**What you need to do**. Every line below is to be copied exactly, with the pictures left out.
========
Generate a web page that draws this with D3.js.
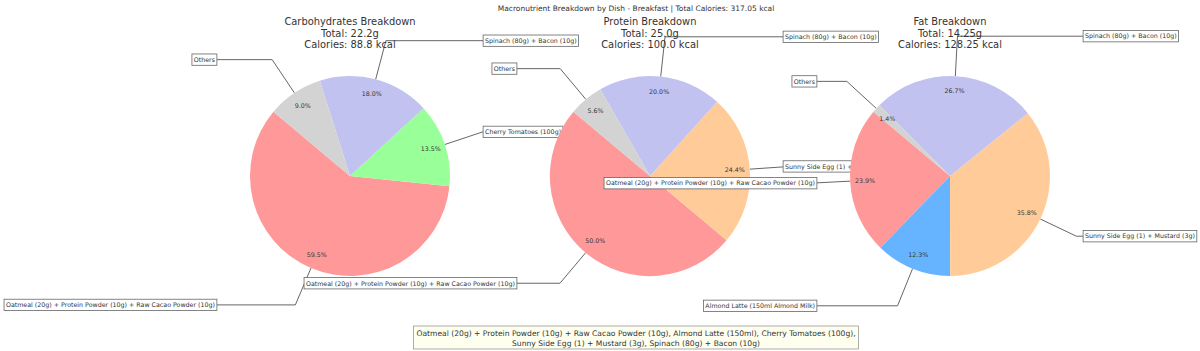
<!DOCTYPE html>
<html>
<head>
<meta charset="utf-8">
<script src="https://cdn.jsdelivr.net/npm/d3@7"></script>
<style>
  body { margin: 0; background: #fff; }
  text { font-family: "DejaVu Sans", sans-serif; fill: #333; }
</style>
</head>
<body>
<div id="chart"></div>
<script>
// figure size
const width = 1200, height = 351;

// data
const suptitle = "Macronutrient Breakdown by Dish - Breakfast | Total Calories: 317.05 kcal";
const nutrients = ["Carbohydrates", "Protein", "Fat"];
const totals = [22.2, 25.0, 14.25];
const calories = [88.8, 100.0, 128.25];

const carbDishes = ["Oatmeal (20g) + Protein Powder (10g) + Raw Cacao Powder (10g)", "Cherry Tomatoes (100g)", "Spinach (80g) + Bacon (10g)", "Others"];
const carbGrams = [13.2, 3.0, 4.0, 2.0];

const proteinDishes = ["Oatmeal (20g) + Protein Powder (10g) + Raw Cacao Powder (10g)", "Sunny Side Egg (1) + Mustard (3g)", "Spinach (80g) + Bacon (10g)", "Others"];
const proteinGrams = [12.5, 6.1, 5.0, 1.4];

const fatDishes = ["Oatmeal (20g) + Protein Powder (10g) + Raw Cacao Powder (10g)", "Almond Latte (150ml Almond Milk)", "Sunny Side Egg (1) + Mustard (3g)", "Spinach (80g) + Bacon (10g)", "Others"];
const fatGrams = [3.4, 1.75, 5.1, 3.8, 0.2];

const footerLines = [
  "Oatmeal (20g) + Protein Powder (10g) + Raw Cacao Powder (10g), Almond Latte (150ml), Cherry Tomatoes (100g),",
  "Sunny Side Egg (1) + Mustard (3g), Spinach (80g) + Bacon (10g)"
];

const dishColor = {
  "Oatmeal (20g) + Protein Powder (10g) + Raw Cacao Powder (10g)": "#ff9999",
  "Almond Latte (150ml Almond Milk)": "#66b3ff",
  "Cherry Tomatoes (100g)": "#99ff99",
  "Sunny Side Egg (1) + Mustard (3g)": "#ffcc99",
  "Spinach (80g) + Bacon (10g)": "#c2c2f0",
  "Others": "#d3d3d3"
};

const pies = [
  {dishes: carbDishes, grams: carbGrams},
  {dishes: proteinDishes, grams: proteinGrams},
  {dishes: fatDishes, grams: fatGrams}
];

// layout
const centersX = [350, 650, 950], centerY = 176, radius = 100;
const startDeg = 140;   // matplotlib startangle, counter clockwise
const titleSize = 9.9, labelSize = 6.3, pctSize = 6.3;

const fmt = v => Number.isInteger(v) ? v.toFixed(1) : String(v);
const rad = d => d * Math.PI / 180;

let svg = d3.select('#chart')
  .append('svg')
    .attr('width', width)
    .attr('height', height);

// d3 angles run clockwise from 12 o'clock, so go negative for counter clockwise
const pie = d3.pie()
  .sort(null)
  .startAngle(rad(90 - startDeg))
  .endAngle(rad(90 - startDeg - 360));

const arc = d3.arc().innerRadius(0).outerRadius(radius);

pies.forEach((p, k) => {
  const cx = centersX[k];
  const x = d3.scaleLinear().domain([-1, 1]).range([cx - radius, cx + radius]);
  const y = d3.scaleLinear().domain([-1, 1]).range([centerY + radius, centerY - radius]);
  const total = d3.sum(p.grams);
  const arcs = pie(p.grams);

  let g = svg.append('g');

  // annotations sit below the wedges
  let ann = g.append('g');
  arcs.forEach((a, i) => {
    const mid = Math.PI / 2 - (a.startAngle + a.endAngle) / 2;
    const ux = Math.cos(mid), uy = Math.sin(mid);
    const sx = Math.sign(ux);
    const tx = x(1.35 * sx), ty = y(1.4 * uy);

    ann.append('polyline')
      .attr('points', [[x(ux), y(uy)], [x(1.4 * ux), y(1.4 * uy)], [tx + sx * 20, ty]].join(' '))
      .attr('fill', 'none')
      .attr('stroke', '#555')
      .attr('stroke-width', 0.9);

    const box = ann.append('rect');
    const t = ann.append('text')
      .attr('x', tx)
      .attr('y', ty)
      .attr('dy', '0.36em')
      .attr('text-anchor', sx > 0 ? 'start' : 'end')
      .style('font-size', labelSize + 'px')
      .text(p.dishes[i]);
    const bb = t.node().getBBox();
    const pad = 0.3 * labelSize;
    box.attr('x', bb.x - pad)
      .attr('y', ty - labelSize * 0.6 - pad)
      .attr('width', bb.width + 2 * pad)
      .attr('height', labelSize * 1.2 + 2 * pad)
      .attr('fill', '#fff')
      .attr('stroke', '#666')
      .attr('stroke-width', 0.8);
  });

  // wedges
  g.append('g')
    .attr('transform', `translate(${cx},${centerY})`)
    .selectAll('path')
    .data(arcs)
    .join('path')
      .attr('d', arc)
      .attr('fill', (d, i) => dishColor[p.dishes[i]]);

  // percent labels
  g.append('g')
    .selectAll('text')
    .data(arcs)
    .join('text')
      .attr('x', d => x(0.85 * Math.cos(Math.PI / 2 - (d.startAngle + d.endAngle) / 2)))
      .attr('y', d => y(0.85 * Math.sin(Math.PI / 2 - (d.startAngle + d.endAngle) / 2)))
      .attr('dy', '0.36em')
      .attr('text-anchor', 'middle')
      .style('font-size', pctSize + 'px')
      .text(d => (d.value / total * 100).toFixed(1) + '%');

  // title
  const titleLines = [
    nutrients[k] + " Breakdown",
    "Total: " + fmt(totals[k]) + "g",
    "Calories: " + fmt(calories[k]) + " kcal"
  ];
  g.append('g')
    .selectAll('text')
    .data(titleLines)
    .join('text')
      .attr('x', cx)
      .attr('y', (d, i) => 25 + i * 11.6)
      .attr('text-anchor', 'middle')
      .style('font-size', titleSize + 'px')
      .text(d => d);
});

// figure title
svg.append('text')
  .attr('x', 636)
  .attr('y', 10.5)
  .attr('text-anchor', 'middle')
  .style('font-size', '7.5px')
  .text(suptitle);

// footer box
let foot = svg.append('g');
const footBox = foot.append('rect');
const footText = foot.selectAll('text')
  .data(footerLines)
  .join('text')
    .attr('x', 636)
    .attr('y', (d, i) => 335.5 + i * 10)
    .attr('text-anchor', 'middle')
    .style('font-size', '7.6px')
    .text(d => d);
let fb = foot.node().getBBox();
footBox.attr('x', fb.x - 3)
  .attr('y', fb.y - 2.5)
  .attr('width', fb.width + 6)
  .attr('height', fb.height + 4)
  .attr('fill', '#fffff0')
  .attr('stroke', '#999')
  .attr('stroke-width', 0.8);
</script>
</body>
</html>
========
**Task solution**.
Generate a web page that draws this with D3.js.
<!DOCTYPE html>
<html>
<head>
<meta charset="utf-8">
<script src="https://cdn.jsdelivr.net/npm/d3@7"></script>
<style>
  body { margin: 0; background: #fff; }
  text { font-family: "DejaVu Sans", sans-serif; fill: #333; }
</style>
</head>
<body>
<div id="chart"></div>
<script>
// figure size
const width = 1200, height = 351;

// data
const suptitle = "Macronutrient Breakdown by Dish - Breakfast | Total Calories: 317.05 kcal";
const nutrients = ["Carbohydrates", "Protein", "Fat"];
const totals = [22.2, 25.0, 14.25];
const calories = [88.8, 100.0, 128.25];

const carbDishes = ["Oatmeal (20g) + Protein Powder (10g) + Raw Cacao Powder (10g)", "Cherry Tomatoes (100g)", "Spinach (80g) + Bacon (10g)", "Others"];
const carbGrams = [13.2, 3.0, 4.0, 2.0];

const proteinDishes = ["Oatmeal (20g) + Protein Powder (10g) + Raw Cacao Powder (10g)", "Sunny Side Egg (1) + Mustard (3g)", "Spinach (80g) + Bacon (10g)", "Others"];
const proteinGrams = [12.5, 6.1, 5.0, 1.4];

const fatDishes = ["Oatmeal (20g) + Protein Powder (10g) + Raw Cacao Powder (10g)", "Almond Latte (150ml Almond Milk)", "Sunny Side Egg (1) + Mustard (3g)", "Spinach (80g) + Bacon (10g)", "Others"];
const fatGrams = [3.4, 1.75, 5.1, 3.8, 0.2];

const footerLines = [
  "Oatmeal (20g) + Protein Powder (10g) + Raw Cacao Powder (10g), Almond Latte (150ml), Cherry Tomatoes (100g),",
  "Sunny Side Egg (1) + Mustard (3g), Spinach (80g) + Bacon (10g)"
];

const dishColor = {
  "Oatmeal (20g) + Protein Powder (10g) + Raw Cacao Powder (10g)": "#ff9999",
  "Almond Latte (150ml Almond Milk)": "#66b3ff",
  "Cherry Tomatoes (100g)": "#99ff99",
  "Sunny Side Egg (1) + Mustard (3g)": "#ffcc99",
  "Spinach (80g) + Bacon (10g)": "#c2c2f0",
  "Others": "#d3d3d3"
};

const pies = [
  {dishes: carbDishes, grams: carbGrams},
  {dishes: proteinDishes, grams: proteinGrams},
  {dishes: fatDishes, grams: fatGrams}
];

// layout
const centersX = [350, 650, 950], centerY = 176, radius = 100;
const startDeg = 140;   // matplotlib startangle, counter clockwise
const titleSize = 9.9, labelSize = 6.3, pctSize = 6.3;

const fmt = v => Number.isInteger(v) ? v.toFixed(1) : String(v);
const rad = d => d * Math.PI / 180;

let svg = d3.select('#chart')
  .append('svg')
    .attr('width', width)
    .attr('height', height);

// d3 angles run clockwise from 12 o'clock, so go negative for counter clockwise
const pie = d3.pie()
  .sort(null)
  .startAngle(rad(90 - startDeg))
  .endAngle(rad(90 - startDeg - 360));

const arc = d3.arc().innerRadius(0).outerRadius(radius);

pies.forEach((p, k) => {
  const cx = centersX[k];
  const x = d3.scaleLinear().domain([-1, 1]).range([cx - radius, cx + radius]);
  const y = d3.scaleLinear().domain([-1, 1]).range([centerY + radius, centerY - radius]);
  const total = d3.sum(p.grams);
  const arcs = pie(p.grams);

  let g = svg.append('g');

  // annotations sit below the wedges
  let ann = g.append('g');
  arcs.forEach((a, i) => {
    const mid = Math.PI / 2 - (a.startAngle + a.endAngle) / 2;
    const ux = Math.cos(mid), uy = Math.sin(mid);
    const sx = Math.sign(ux);
    const tx = x(1.35 * sx), ty = y(1.4 * uy);

    ann.append('polyline')
      .attr('points', [[x(ux), y(uy)], [x(1.4 * ux), y(1.4 * uy)], [tx + sx * 20, ty]].join(' '))
      .attr('fill', 'none')
      .attr('stroke', '#555')
      .attr('stroke-width', 0.9);

    const box = ann.append('rect');
    const t = ann.append('text')
      .attr('x', tx)
      .attr('y', ty)
      .attr('dy', '0.36em')
      .attr('text-anchor', sx > 0 ? 'start' : 'end')
      .style('font-size', labelSize + 'px')
      .text(p.dishes[i]);
    const bb = t.node().getBBox();
    const pad = 0.3 * labelSize;
    box.attr('x', bb.x - pad)
      .attr('y', ty - labelSize * 0.6 - pad)
      .attr('width', bb.width + 2 * pad)
      .attr('height', labelSize * 1.2 + 2 * pad)
      .attr('fill', '#fff')
      .attr('stroke', '#666')
      .attr('stroke-width', 0.8);
  });

  // wedges
  g.append('g')
    .attr('transform', `translate(${cx},${centerY})`)
    .selectAll('path')
    .data(arcs)
    .join('path')
      .attr('d', arc)
      .attr('fill', (d, i) => dishColor[p.dishes[i]]);

  // percent labels
  g.append('g')
    .selectAll('text')
    .data(arcs)
    .join('text')
      .attr('x', d => x(0.85 * Math.cos(Math.PI / 2 - (d.startAngle + d.endAngle) / 2)))
      .attr('y', d => y(0.85 * Math.sin(Math.PI / 2 - (d.startAngle + d.endAngle) / 2)))
      .attr('dy', '0.36em')
      .attr('text-anchor', 'middle')
      .style('font-size', pctSize + 'px')
      .text(d => (d.value / total * 100).toFixed(1) + '%');

  // title
  const titleLines = [
    nutrients[k] + " Breakdown",
    "Total: " + fmt(totals[k]) + "g",
    "Calories: " + fmt(calories[k]) + " kcal"
  ];
  g.append('g')
    .selectAll('text')
    .data(titleLines)
    .join('text')
      .attr('x', cx)
      .attr('y', (d, i) => 25 + i * 11.6)
      .attr('text-anchor', 'middle')
      .style('font-size', titleSize + 'px')
      .text(d => d);
});

// figure title
svg.append('text')
  .attr('x', 636)
  .attr('y', 10.5)
  .attr('text-anchor', 'middle')
  .style('font-size', '7.5px')
  .text(suptitle);

// footer box
let foot = svg.append('g');
const footBox = foot.append('rect');
const footText = foot.selectAll('text')
  .data(footerLines)
  .join('text')
    .attr('x', 636)
    .attr('y', (d, i) => 335.5 + i * 10)
    .attr('text-anchor', 'middle')
    .style('font-size', '7.6px')
    .text(d => d);
let fb = foot.node().getBBox();
footBox.attr('x', fb.x - 3)
  .attr('y', fb.y - 2.5)
  .attr('width', fb.width + 6)
  .attr('height', fb.height + 4)
  .attr('fill', '#fffff0')
  .attr('stroke', '#999')
  .attr('stroke-width', 0.8);
</script>
</body>
</html>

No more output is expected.